Best known for his images of amorous aristocrats and melancholy actors, Jean-Antoine Watteau (1684–1721) ventured into military subjects early in his short career, producing about a dozen paintings and a number of drawings between about 1709 and 1715. Working during the War of the Spanish Succession, Watteau had no interest in capturing the turbulence of battle or exalting the triumphs of generals and kings. Instead, he focused on the prosaic aspects of a soldier’s life — marches, halts, and encampments. These themes were inspired by seventeenth-century Dutch and Flemish precedents, but Watteau’s efforts are set apart by their intimacy and humanity. More than any previous artist, he portrayed soldiers as individuals endowed with inner lives.

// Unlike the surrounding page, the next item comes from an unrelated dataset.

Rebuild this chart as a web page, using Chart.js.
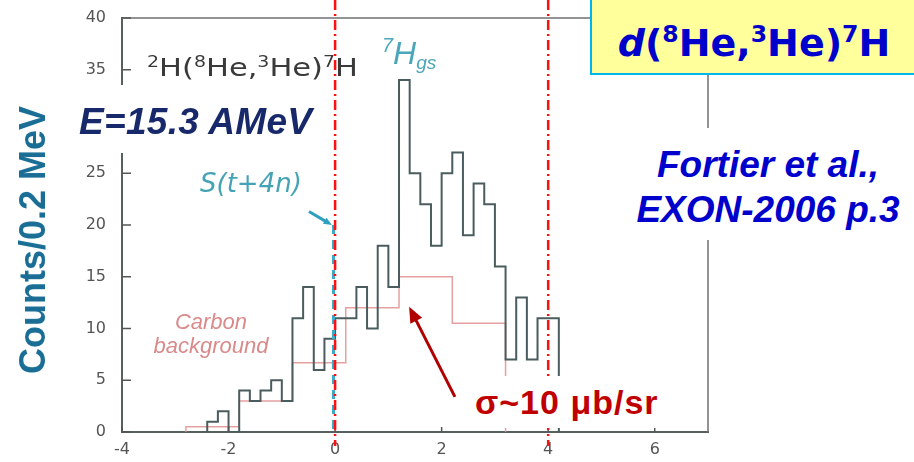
<!DOCTYPE html>
<html>
<head>
<meta charset="utf-8">
<script src="https://cdn.jsdelivr.net/npm/chart.js@4.4.1/dist/chart.umd.min.js"></script>
<style>
  body { margin: 0; background: #fff; }
  #wrap { position: relative; width: 914px; height: 462px; overflow: hidden; }
  #c { position: absolute; left: 0; top: 0; }
  .t { position: absolute; white-space: nowrap; line-height: 1; }
  .sp { font-size: .62em; position: relative; top: -.6em; }
  .box { position: absolute; background: #fff; }
</style>
</head>
<body>
<div id="wrap">
  <canvas id="c" width="914" height="462"></canvas>

  <!-- labels that belong to the original plot -->
  <div class="t" style="left:147px;top:53px;font:25px 'DejaVu Sans';color:#3a3a3a;transform:scaleX(1.22);transform-origin:left">
    <span class="sp">2</span>H(<span class="sp">8</span>He,<span class="sp">3</span>He)<span class="sp">7</span>H</div>
  <div class="t" style="left:382px;top:35px;font:italic 32px 'Liberation Sans';color:#4aa6b8">
    <span class="sp">7</span>H<span style="font-size:.6em;position:relative;top:.25em">gs</span></div>
  <div class="t" style="left:200px;top:168px;font:oblique 26px 'DejaVu Sans';color:#45a3b5">S(t+4n)</div>
  <div class="t" style="left:147px;top:310px;font:italic 22px 'Liberation Sans';color:#d98a8a;text-align:center;line-height:24px;width:128px">Carbon<br>background</div>

  <!-- slide overlays -->
  <div class="box" style="left:70px;top:85px;width:260px;height:68px"></div>
  <div class="t" style="left:79px;top:101px;font:italic bold 37px 'Liberation Sans';color:#17296b;letter-spacing:.3px">E=15.3 AMeV</div>

  <div class="t" style="left:33px;top:240px;font:bold 36px 'Liberation Sans';color:#1a6e96;transform:translate(-50%,-50%) rotate(-90deg)">Counts/0.2 MeV</div>

  <div class="box" style="left:590px;top:-2px;width:330px;height:73px;background:#ffff9c;border:2px solid #00b4ee"></div>
  <div class="t" style="left:592px;top:21px;width:324px;text-align:center;font:bold 38px 'DejaVu Sans';color:#0000cc">
    <i>d</i>(<span class="sp">8</span>He,<span class="sp">3</span>He)<span class="sp">7</span>H</div>

  <div class="box" style="left:620px;top:128px;width:294px;height:112px"></div>
  <div class="t" style="left:620px;top:142px;width:296px;text-align:center;font:italic bold 37px 'Liberation Sans';color:#0000cc;line-height:45px">Fortier et al.,<br>EXON-2006 p.3</div>

  <div class="box" style="left:462px;top:376px;width:238px;height:52px"></div>
  <div class="t" style="left:475px;top:383px;font:bold 34px 'Liberation Sans';color:#c00000;letter-spacing:1px">&sigma;~10 &mu;b/sr</div>
</div>

<script>
// histogram: left edge of each 0.2 MeV bin and its counts
var binLeft = [-2.4, -2.2, -2.0, -1.8, -1.6, -1.4, -1.2, -1.0, -0.8, -0.6, -0.4, -0.2,
               0.0, 0.2, 0.4, 0.6, 0.8, 1.0, 1.2, 1.4, 1.6, 1.8, 2.0, 2.2, 2.4, 2.6,
               2.8, 3.0, 3.2, 3.4, 3.6, 3.8, 4.0];
var counts = [1, 2, 0, 4, 3, 4, 5, 3, 11, 14, 6, 9,
              11, 11, 14, 10, 18, 14, 34, 25, 22, 18, 25, 27, 19, 24,
              22, 16, 7, 13, 7, 11, 11];
var binEnd = 4.2;

// carbon background, 1 MeV bins
var bgLeft = [-2.8, -1.8, -0.8, 0.2, 1.2, 2.2];
var bgCounts = [0.5, 3, 6.7, 12, 15, 10.5];
var bgEnd = 3.2;

var xTicks = [-4, -2, 0, 2, 4, 6];
var yTicks = [0, 5, 10, 15, 20, 25, 30, 35, 40];

var redLines = [0, 4];      // 7H gs and upper marker
var threshold = -0.03;      // S(t+4n)

// stepped points: value of bin i held from its left edge to the next edge
function steps(lefts, vals, end) {
  var pts = [{ x: lefts[0], y: 0 }];
  for (var i = 0; i < lefts.length; i++) {
    pts.push({ x: lefts[i], y: vals[i] });
  }
  pts.push({ x: end, y: vals[vals.length - 1] });
  pts.push({ x: end, y: 0 });
  return pts;
}

function arrow(ctx, x1, y1, x2, y2, color, w, head) {
  var ang = Math.atan2(y2 - y1, x2 - x1);
  ctx.strokeStyle = color; ctx.fillStyle = color; ctx.lineWidth = w;
  ctx.setLineDash([]);
  ctx.beginPath();
  ctx.moveTo(x1, y1);
  ctx.lineTo(x2 - Math.cos(ang) * head * 0.8, y2 - Math.sin(ang) * head * 0.8);
  ctx.stroke();
  ctx.beginPath();
  ctx.moveTo(x2, y2);
  ctx.lineTo(x2 - head * Math.cos(ang - 0.4), y2 - head * Math.sin(ang - 0.4));
  ctx.lineTo(x2 - head * Math.cos(ang + 0.4), y2 - head * Math.sin(ang + 0.4));
  ctx.closePath();
  ctx.fill();
}

var overlay = {
  id: 'overlay',
  afterDatasetsDraw: function (chart) {
    var ctx = chart.ctx, a = chart.chartArea, x = chart.scales.x, y = chart.scales.y;
    ctx.save();
    // top and right frame
    ctx.strokeStyle = '#707070'; ctx.lineWidth = 1.5;
    ctx.beginPath();
    ctx.moveTo(a.left, a.top); ctx.lineTo(a.right, a.top); ctx.lineTo(a.right, a.bottom);
    ctx.stroke();
    // inward ticks
    ctx.strokeStyle = '#555'; ctx.lineWidth = 1.5;
    yTicks.forEach(function (v) {
      var py = y.getPixelForValue(v);
      ctx.beginPath(); ctx.moveTo(a.left, py); ctx.lineTo(a.left + 9, py); ctx.stroke();
    });
    xTicks.forEach(function (v) {
      var px = x.getPixelForValue(v);
      ctx.beginPath(); ctx.moveTo(px, a.bottom); ctx.lineTo(px, a.bottom - 5); ctx.stroke();
    });
    // S(t+4n) threshold
    var tx = x.getPixelForValue(threshold);
    ctx.strokeStyle = '#3fa9c6'; ctx.lineWidth = 3;
    ctx.setLineDash([9, 6]);
    ctx.beginPath(); ctx.moveTo(tx, y.getPixelForValue(20)); ctx.lineTo(tx, a.bottom); ctx.stroke();
    // red dash-dot markers
    ctx.strokeStyle = '#ff1010'; ctx.lineWidth = 2.5;
    ctx.setLineDash([10, 4, 2, 4]);
    redLines.forEach(function (v) {
      var px = x.getPixelForValue(v);
      ctx.beginPath(); ctx.moveTo(px, 0); ctx.lineTo(px, a.bottom + 14); ctx.stroke();
    });
    // arrows
    arrow(ctx, x.getPixelForValue(-0.49), y.getPixelForValue(21.3),
               x.getPixelForValue(-0.06), y.getPixelForValue(20.0), '#2f9fc0', 3, 9);
    arrow(ctx, x.getPixelForValue(2.25), y.getPixelForValue(3.4),
               x.getPixelForValue(1.39), y.getPixelForValue(12.1), '#b00000', 3, 17);
    ctx.restore();
  }
};

var context = document.getElementById('c').getContext('2d');
var myChart = new Chart(context, {
  type: 'scatter',
  data: {
    datasets: [
      {
        label: 'Counts',
        data: steps(binLeft, counts, binEnd),
        showLine: true,
        stepped: 'before',
        borderColor: '#4a5c5e',
        borderWidth: 2,
        pointRadius: 0
      },
      {
        label: 'Carbon background',
        data: steps(bgLeft, bgCounts, bgEnd),
        showLine: true,
        stepped: 'before',
        borderColor: 'rgba(226,150,150,0.9)',
        borderWidth: 1.5,
        pointRadius: 0
      }
    ]
  },
  options: {
    responsive: false,
    animation: false,
    layout: { padding: { top: 18, right: 206, left: 0, bottom: 0 } },
    plugins: { legend: { display: false }, tooltip: { enabled: false } },
    scales: {
      x: {
        type: 'linear', min: -4, max: 7,
        afterBuildTicks: function (s) { s.ticks = xTicks.map(function (v) { return { value: v }; }); },
        afterFit: function (s) { s.height = 30; },
        grid: { display: false },
        border: { display: true, color: '#56605f', width: 2 },
        ticks: { padding: 0, color: '#555', font: { family: 'DejaVu Sans', size: 16 } }
      },
      y: {
        min: 0, max: 40,
        afterBuildTicks: function (s) { s.ticks = yTicks.map(function (v) { return { value: v }; }); },
        afterFit: function (s) { s.width = 122; },
        grid: { display: false },
        border: { display: true, color: '#56605f', width: 2 },
        ticks: { padding: 8, color: '#555', font: { family: 'DejaVu Sans', size: 16 } }
      }
    }
  },
  plugins: [overlay]
});
</script>
</body>
</html>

Watteau’s intimate vision of war is inseparable from his unusual working methods. Unlike most of his contemporaries, Watteau did not proceed methodically from compositional sketches, studies, and full-scale models to the final painting. Instead, he began by drawing soldiers from life, capturing them “off duty,” unconstrained by the discipline of drills and battle. These drawings, executed without a specific end in mind, provided him with a stock of figures that he would later arrange on a background he had already prepared. As a result, even as the figures interact, the connections between them are never entirely resolved. Their gazes do not seem to meet, and their gestures are often enigmatic. The uneasy social commerce of Watteau’s paintings lends them a dreamlike ambiguity and psychological complexity new in genre scenes of military life.